On Tue, Jan 03, 2023, Wang, Wei W wrote:
> On Tuesday, January 3, 2023 9:40 AM, Chao Peng wrote:
> > > Because guest memory defaults to private, and now this patch stores
> > > the attributes with KVM_MEMORY_ATTRIBUTE_PRIVATE instead of
> > _SHARED,
> > > it would bring more KVM_EXIT_MEMORY_FAULT exits at the beginning of
> > > boot time. Maybe it can be optimized somehow in other places? e.g. set
> > > mem attr in advance.
> > 
> > KVM defaults to 'shared' because this ioctl can also be potentially used by
> > normal VMs and 'shared' sounds a value meaningful for both normal VMs and
> > confidential VMs. 
> 
> Do you mean a normal VM could have pages marked private?
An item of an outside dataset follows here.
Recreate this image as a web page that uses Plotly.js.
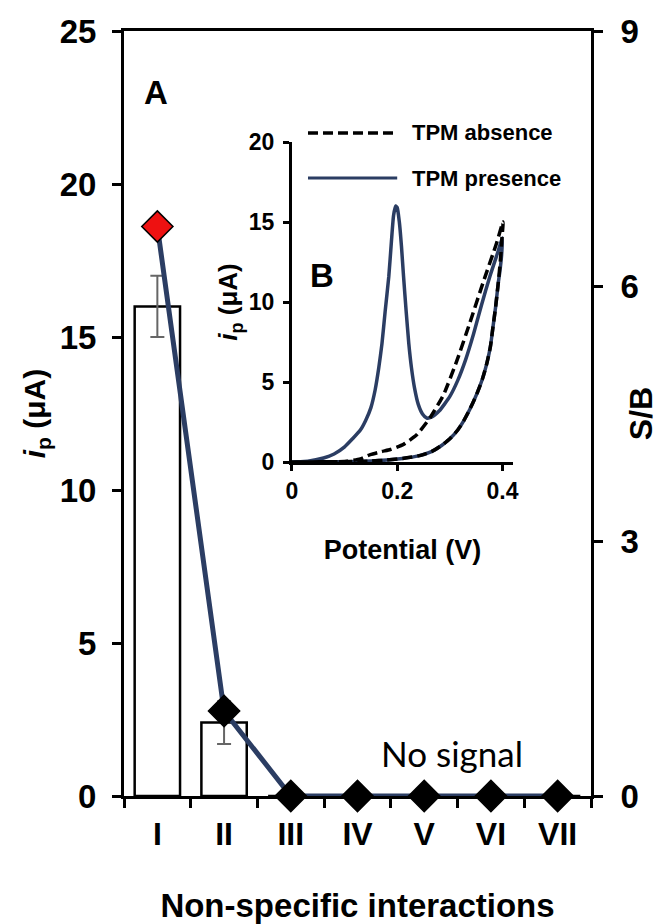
<!DOCTYPE html>
<html>
<head>
<meta charset="utf-8">
<script src="https://cdn.plot.ly/plotly-3.0.1.min.js"></script>
<style>html,body{margin:0;padding:0;background:#fff;}#chart{width:659px;height:924px;}</style>
</head>
<body>
<div id="chart"></div>
<script>
// ---- Main panel (A) data ----
var categories = ['I', 'II', 'III', 'IV', 'V', 'VI', 'VII'];
var ipValues = [16.0, 2.4, 0, 0, 0, 0, 0];
var ipErrors = [1.0, 0.7, 0, 0, 0, 0, 0];
var sbValues = [6.7, 1.0, 0, 0, 0, 0, 0];
var sbMarkerColors = ['#ee1111', '#000000', '#000000', '#000000', '#000000', '#000000', '#000000'];

// ---- Inset (B) data: voltammograms (forward scan then reverse scan) ----
var presenceX = [0.000, 0.030, 0.060, 0.080, 0.100, 0.115, 0.130, 0.140, 0.150, 0.158, 0.165, 0.171, 0.177, 0.184, 0.189, 0.193, 0.197, 0.200, 0.204, 0.208,
                 0.212, 0.217, 0.222, 0.227, 0.233, 0.240, 0.248, 0.256, 0.265, 0.280, 0.300, 0.315, 0.330, 0.345, 0.360, 0.376, 0.390, 0.400,
                 0.398, 0.395, 0.392, 0.387, 0.382, 0.377, 0.370, 0.362, 0.351, 0.338, 0.326, 0.315, 0.300, 0.285, 0.265, 0.240, 0.210, 0.180, 0.150, 0.100, 0.000];
var presenceY = [0.00, 0.05, 0.25, 0.50, 0.95, 1.45, 2.00, 2.60, 3.40, 4.50, 5.90, 7.40, 9.40, 11.6, 13.8, 15.4, 16.0, 15.9, 15.0, 13.5,
                 11.6, 9.40, 7.40, 5.90, 4.60, 3.60, 3.00, 2.75, 2.80, 3.20, 4.10, 5.10, 6.40, 8.00, 9.80, 11.6, 13.0, 14.0,
                 12.8, 11.9, 11.2, 9.70, 8.45, 7.20, 6.13, 5.20, 4.24, 3.30, 2.56, 2.00, 1.45, 1.05, 0.65, 0.38, 0.22, 0.12, 0.06, 0.02, 0.00];
var absenceX = [0.000, 0.060, 0.105, 0.130, 0.149, 0.170, 0.187, 0.212, 0.237, 0.263, 0.288, 0.313, 0.338, 0.363, 0.389, 0.401,
                0.399, 0.396, 0.392, 0.387, 0.382, 0.377, 0.370, 0.362, 0.351, 0.338, 0.326, 0.315, 0.300, 0.285, 0.265, 0.240, 0.210, 0.180, 0.150, 0.100, 0.000];
var absenceY = [0.00, 0.01, 0.04, 0.20, 0.46, 0.65, 0.78, 1.10, 1.70, 2.80, 4.20, 6.30, 8.70, 11.2, 13.7, 15.0,
                14.0, 12.6, 11.2, 9.70, 8.45, 7.20, 6.13, 5.20, 4.24, 3.30, 2.56, 2.00, 1.45, 1.05, 0.65, 0.38, 0.22, 0.12, 0.06, 0.02, 0.00];
var legendLabels = ['TPM absence', 'TPM presence'];

var FONT = 'Liberation Sans, Arial, sans-serif';
var NAVY = '#2b3d63';

var traces = [
  {
    type: 'bar', x: categories, y: ipValues, xaxis: 'x', yaxis: 'y',
    width: 0.68,
    marker: {color: '#ffffff', line: {color: '#000000', width: 2.5}},
    error_y: {type: 'data', array: ipErrors, visible: true, color: '#666666', thickness: 2, width: 7},
    showlegend: false, hoverinfo: 'skip'
  },
  {
    type: 'scatter', mode: 'lines+markers', x: categories, y: sbValues, xaxis: 'x', yaxis: 'y2',
    cliponaxis: false,
    line: {color: NAVY, width: 5},
    marker: {symbol: 'diamond', size: 24, color: sbMarkerColors, line: {color: '#000000', width: 1.5}},
    showlegend: false, hoverinfo: 'skip'
  },
  {
    type: 'scatter', mode: 'lines', x: presenceX, y: presenceY, xaxis: 'x2', yaxis: 'y3',
    name: legendLabels[1], cliponaxis: false,
    line: {color: NAVY, width: 3.5, shape: 'spline', smoothing: 0.5},
    showlegend: false, hoverinfo: 'skip'
  },
  {
    type: 'scatter', mode: 'lines', x: absenceX, y: absenceY, xaxis: 'x2', yaxis: 'y3',
    name: legendLabels[0], cliponaxis: false,
    line: {color: '#000000', width: 3.5, dash: '10px,5px', shape: 'spline', smoothing: 0.5},
    showlegend: false, hoverinfo: 'skip'
  }
];

var axisCommon = {
  showline: true, linecolor: '#000000', linewidth: 3,
  ticks: 'outside', tickcolor: '#000000', tickwidth: 3,
  showgrid: false, zeroline: false
};

var layout = {
  width: 659, height: 924,
  margin: {l: 124, r: 68, t: 31, b: 128},
  paper_bgcolor: '#ffffff', plot_bgcolor: 'rgba(0,0,0,0)',
  font: {family: FONT, color: '#000000'},
  showlegend: false,
  bargap: 0.32,
  xaxis: Object.assign({}, axisCommon, {
    type: 'category', range: [-0.5, 6.5], mirror: true,
    tickson: 'boundaries', ticklen: 9,
    tickfont: {size: 32, family: FONT, weight: 'bold'},
    ticklabelstandoff: 8,
    title: {text: '<b>Non-specific interactions</b>', font: {size: 33, family: FONT}, standoff: 44},
    automargin: false
  }),
  yaxis: Object.assign({}, axisCommon, {
    range: [0, 25], dtick: 5, ticklen: 9,
    tickfont: {size: 33, family: FONT, weight: 'bold'},
    ticklabelstandoff: 9,
    title: {text: '<b><i>i</i><sub>p</sub> (μA)</b>', font: {size: 30, family: FONT}, standoff: 6},
    automargin: false
  }),
  yaxis2: Object.assign({}, axisCommon, {
    overlaying: 'y', side: 'right', anchor: 'x',
    range: [0, 9], dtick: 3, ticklen: 9,
    tickfont: {size: 33, family: FONT, weight: 'bold'},
    ticklabelstandoff: 11,
    title: {text: '<b>S/B</b>', font: {size: 32, family: FONT}, standoff: 6},
    automargin: false
  }),
  xaxis2: Object.assign({}, axisCommon, {
    domain: [0.3597, 0.833], anchor: 'y3', range: [0, 0.42],
    tickvals: [0, 0.2, 0.4], ticklen: 6,
    tickfont: {size: 23, family: FONT, weight: 'bold'},
    title: {text: '<b>Potential (V)</b>', font: {size: 27, family: FONT}, standoff: 38},
    automargin: false
  }),
  yaxis3: Object.assign({}, axisCommon, {
    domain: [0.4366, 0.8549], anchor: 'x2', range: [0, 20], dtick: 5, ticklen: 6,
    tickfont: {size: 23, family: FONT, weight: 'bold'},
    ticklabelstandoff: 4,
    title: {text: '<b><i>i</i><sub>p</sub> (μA)</b>', font: {size: 26, family: FONT}, standoff: 4},
    automargin: false
  }),
  shapes: [
    {type: 'line', xref: 'paper', yref: 'paper', x0: 0.394, x1: 0.585, y0: 0.8667, y1: 0.8667,
     line: {color: '#000000', width: 3.5, dash: '10px,5px'}},
    {type: 'line', xref: 'paper', yref: 'paper', x0: 0.394, x1: 0.585, y0: 0.8078, y1: 0.8078,
     line: {color: NAVY, width: 3}}
  ],
  annotations: [
    {text: '<b>' + legendLabels[0] + '</b>', xref: 'paper', yref: 'paper', x: 0.612, y: 0.8667,
     xanchor: 'left', yanchor: 'middle', showarrow: false, font: {size: 22, family: FONT}},
    {text: '<b>' + legendLabels[1] + '</b>', xref: 'paper', yref: 'paper', x: 0.612, y: 0.8078,
     xanchor: 'left', yanchor: 'middle', showarrow: false, font: {size: 22, family: FONT}},
    {text: '<b>A</b>', xref: 'paper', yref: 'paper', x: 0.0685, y: 0.920,
     xanchor: 'center', yanchor: 'middle', showarrow: false, font: {size: 33, family: FONT}},
    {text: '<b>B</b>', xref: 'paper', yref: 'paper', x: 0.424, y: 0.681,
     xanchor: 'center', yanchor: 'middle', showarrow: false, font: {size: 33, family: FONT}},
    {text: 'No signal', xref: 'paper', yref: 'paper', x: 0.702, y: 0.056,
     xanchor: 'center', yanchor: 'middle', showarrow: false, font: {size: 35, family: 'Lato, sans-serif'}}
  ]
};

Plotly.newPlot('chart', traces, layout, {staticPlot: true, displayModeBar: false});
</script>
</body>
</html>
What's the usage?
> (If all the pages are just marked shared for normal VMs, then why do we need it)

No, there are potential use cases for per-page attribute/permissions, e.g. to
make select pages read-only, exec-only, no-exec, etc...

> > As for more KVM_EXIT_MEMORY_FAULT exits during the
> > booting time, yes, setting all memory to 'private' for confidential VMs through
> > this ioctl in userspace before guest launch is an approach for KVM userspace to
> > 'override' the KVM default and reduce the number of implicit conversions.
> 
> Most pages of a confidential VM are likely to be private pages. It seems more efficient
> (and not difficult to check vm_type) to have KVM defaults to "private" for confidential VMs
> and defaults to "shared" for normal VMs.

If done right, the default shouldn't matter all that much for efficiency.  KVM
needs to be able to effeciently track large ranges regardless of the default,
otherwise the memory overhead and the presumably cost of lookups will be painful.
E.g. converting a 1GiB chunk to shared should ideally require one entry, not 256k
entries.

Looks like that behavior was changed in v8 in response to feedback[*] that doing
xa_store_range() on a subset of an existing range (entry) would overwrite the
entire existing range (entry), not just the smaller subset.  xa_store_range() does
appear to be too simplistic for this use case, but looking at __filemap_add_folio(),
splitting an existing entry isn't super complex.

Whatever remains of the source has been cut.